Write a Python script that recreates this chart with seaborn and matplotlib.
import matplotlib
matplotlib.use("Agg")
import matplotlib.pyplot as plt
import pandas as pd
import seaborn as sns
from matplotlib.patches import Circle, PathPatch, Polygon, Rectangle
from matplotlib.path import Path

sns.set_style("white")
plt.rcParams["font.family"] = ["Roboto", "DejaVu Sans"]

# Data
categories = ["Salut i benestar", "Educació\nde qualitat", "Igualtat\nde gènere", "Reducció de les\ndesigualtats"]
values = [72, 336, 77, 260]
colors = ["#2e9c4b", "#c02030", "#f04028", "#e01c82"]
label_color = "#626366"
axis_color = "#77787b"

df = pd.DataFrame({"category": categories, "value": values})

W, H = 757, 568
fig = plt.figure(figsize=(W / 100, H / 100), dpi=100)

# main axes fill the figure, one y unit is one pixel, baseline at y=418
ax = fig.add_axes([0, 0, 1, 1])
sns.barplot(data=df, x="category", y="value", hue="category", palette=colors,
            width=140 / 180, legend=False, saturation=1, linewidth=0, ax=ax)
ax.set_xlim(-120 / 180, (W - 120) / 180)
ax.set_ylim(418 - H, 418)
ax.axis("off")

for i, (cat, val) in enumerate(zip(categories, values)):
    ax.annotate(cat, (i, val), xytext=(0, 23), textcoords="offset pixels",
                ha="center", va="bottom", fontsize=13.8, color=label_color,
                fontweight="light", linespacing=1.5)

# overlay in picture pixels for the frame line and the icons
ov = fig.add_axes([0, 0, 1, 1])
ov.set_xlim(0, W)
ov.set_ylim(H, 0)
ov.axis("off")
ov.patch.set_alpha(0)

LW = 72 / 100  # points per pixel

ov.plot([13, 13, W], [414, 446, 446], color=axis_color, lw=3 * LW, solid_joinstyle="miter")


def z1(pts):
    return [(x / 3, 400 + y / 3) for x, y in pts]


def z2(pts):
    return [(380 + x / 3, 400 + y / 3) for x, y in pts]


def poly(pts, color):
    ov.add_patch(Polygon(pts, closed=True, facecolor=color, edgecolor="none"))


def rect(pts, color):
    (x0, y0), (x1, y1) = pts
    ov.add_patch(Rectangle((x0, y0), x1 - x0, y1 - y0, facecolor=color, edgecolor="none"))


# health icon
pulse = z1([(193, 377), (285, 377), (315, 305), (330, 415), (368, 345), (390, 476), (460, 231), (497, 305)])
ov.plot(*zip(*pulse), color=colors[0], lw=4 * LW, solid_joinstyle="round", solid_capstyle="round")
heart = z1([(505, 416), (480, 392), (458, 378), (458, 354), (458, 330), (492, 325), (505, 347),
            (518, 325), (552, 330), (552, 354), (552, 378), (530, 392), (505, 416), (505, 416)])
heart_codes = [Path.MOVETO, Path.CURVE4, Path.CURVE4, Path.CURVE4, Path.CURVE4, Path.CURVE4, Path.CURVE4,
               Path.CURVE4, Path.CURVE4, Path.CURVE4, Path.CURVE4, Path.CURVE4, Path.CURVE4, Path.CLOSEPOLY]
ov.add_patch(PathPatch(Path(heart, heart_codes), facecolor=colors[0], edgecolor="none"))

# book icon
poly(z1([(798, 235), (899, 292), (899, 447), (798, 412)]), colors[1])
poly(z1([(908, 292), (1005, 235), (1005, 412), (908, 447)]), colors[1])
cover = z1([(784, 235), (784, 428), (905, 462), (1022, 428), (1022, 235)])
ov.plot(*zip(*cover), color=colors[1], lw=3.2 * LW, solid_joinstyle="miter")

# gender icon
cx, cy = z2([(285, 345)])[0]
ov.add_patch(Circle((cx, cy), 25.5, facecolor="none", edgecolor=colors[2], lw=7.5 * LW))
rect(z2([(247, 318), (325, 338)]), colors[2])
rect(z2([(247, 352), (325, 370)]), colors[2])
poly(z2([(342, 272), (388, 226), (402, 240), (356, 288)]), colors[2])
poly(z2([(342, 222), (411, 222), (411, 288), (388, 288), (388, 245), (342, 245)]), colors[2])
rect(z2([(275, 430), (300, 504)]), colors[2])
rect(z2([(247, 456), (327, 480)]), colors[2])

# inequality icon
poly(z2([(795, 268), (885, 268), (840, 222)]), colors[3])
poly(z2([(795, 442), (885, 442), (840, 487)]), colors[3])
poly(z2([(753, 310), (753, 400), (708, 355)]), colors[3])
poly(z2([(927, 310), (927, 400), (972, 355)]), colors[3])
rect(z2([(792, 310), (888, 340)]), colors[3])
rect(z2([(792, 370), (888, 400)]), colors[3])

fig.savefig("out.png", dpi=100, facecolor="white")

________

— Stated goal —
Every line above should be printed again exactly as it stands.

— Solution for this task —
Write a Python script that recreates this chart with seaborn and matplotlib.
import matplotlib
matplotlib.use("Agg")
import matplotlib.pyplot as plt
import pandas as pd
import seaborn as sns
from matplotlib.patches import Circle, PathPatch, Polygon, Rectangle
from matplotlib.path import Path

sns.set_style("white")
plt.rcParams["font.family"] = ["Roboto", "DejaVu Sans"]

# Data
categories = ["Salut i benestar", "Educació\nde qualitat", "Igualtat\nde gènere", "Reducció de les\ndesigualtats"]
values = [72, 336, 77, 260]
colors = ["#2e9c4b", "#c02030", "#f04028", "#e01c82"]
label_color = "#626366"
axis_color = "#77787b"

df = pd.DataFrame({"category": categories, "value": values})

W, H = 757, 568
fig = plt.figure(figsize=(W / 100, H / 100), dpi=100)

# main axes fill the figure, one y unit is one pixel, baseline at y=418
ax = fig.add_axes([0, 0, 1, 1])
sns.barplot(data=df, x="category", y="value", hue="category", palette=colors,
            width=140 / 180, legend=False, saturation=1, linewidth=0, ax=ax)
ax.set_xlim(-120 / 180, (W - 120) / 180)
ax.set_ylim(418 - H, 418)
ax.axis("off")

for i, (cat, val) in enumerate(zip(categories, values)):
    ax.annotate(cat, (i, val), xytext=(0, 23), textcoords="offset pixels",
                ha="center", va="bottom", fontsize=13.8, color=label_color,
                fontweight="light", linespacing=1.5)

# overlay in picture pixels for the frame line and the icons
ov = fig.add_axes([0, 0, 1, 1])
ov.set_xlim(0, W)
ov.set_ylim(H, 0)
ov.axis("off")
ov.patch.set_alpha(0)

LW = 72 / 100  # points per pixel

ov.plot([13, 13, W], [414, 446, 446], color=axis_color, lw=3 * LW, solid_joinstyle="miter")


def z1(pts):
    return [(x / 3, 400 + y / 3) for x, y in pts]


def z2(pts):
    return [(380 + x / 3, 400 + y / 3) for x, y in pts]


def poly(pts, color):
    ov.add_patch(Polygon(pts, closed=True, facecolor=color, edgecolor="none"))


def rect(pts, color):
    (x0, y0), (x1, y1) = pts
    ov.add_patch(Rectangle((x0, y0), x1 - x0, y1 - y0, facecolor=color, edgecolor="none"))


# health icon
pulse = z1([(193, 377), (285, 377), (315, 305), (330, 415), (368, 345), (390, 476), (460, 231), (497, 305)])
ov.plot(*zip(*pulse), color=colors[0], lw=4 * LW, solid_joinstyle="round", solid_capstyle="round")
heart = z1([(505, 416), (480, 392), (458, 378), (458, 354), (458, 330), (492, 325), (505, 347),
            (518, 325), (552, 330), (552, 354), (552, 378), (530, 392), (505, 416), (505, 416)])
heart_codes = [Path.MOVETO, Path.CURVE4, Path.CURVE4, Path.CURVE4, Path.CURVE4, Path.CURVE4, Path.CURVE4,
               Path.CURVE4, Path.CURVE4, Path.CURVE4, Path.CURVE4, Path.CURVE4, Path.CURVE4, Path.CLOSEPOLY]
ov.add_patch(PathPatch(Path(heart, heart_codes), facecolor=colors[0], edgecolor="none"))

# book icon
poly(z1([(798, 235), (899, 292), (899, 447), (798, 412)]), colors[1])
poly(z1([(908, 292), (1005, 235), (1005, 412), (908, 447)]), colors[1])
cover = z1([(784, 235), (784, 428), (905, 462), (1022, 428), (1022, 235)])
ov.plot(*zip(*cover), color=colors[1], lw=3.2 * LW, solid_joinstyle="miter")

# gender icon
cx, cy = z2([(285, 345)])[0]
ov.add_patch(Circle((cx, cy), 25.5, facecolor="none", edgecolor=colors[2], lw=7.5 * LW))
rect(z2([(247, 318), (325, 338)]), colors[2])
rect(z2([(247, 352), (325, 370)]), colors[2])
poly(z2([(342, 272), (388, 226), (402, 240), (356, 288)]), colors[2])
poly(z2([(342, 222), (411, 222), (411, 288), (388, 288), (388, 245), (342, 245)]), colors[2])
rect(z2([(275, 430), (300, 504)]), colors[2])
rect(z2([(247, 456), (327, 480)]), colors[2])

# inequality icon
poly(z2([(795, 268), (885, 268), (840, 222)]), colors[3])
poly(z2([(795, 442), (885, 442), (840, 487)]), colors[3])
poly(z2([(753, 310), (753, 400), (708, 355)]), colors[3])
poly(z2([(927, 310), (927, 400), (972, 355)]), colors[3])
rect(z2([(792, 310), (888, 340)]), colors[3])
rect(z2([(792, 370), (888, 400)]), colors[3])

fig.savefig("out.png", dpi=100, facecolor="white")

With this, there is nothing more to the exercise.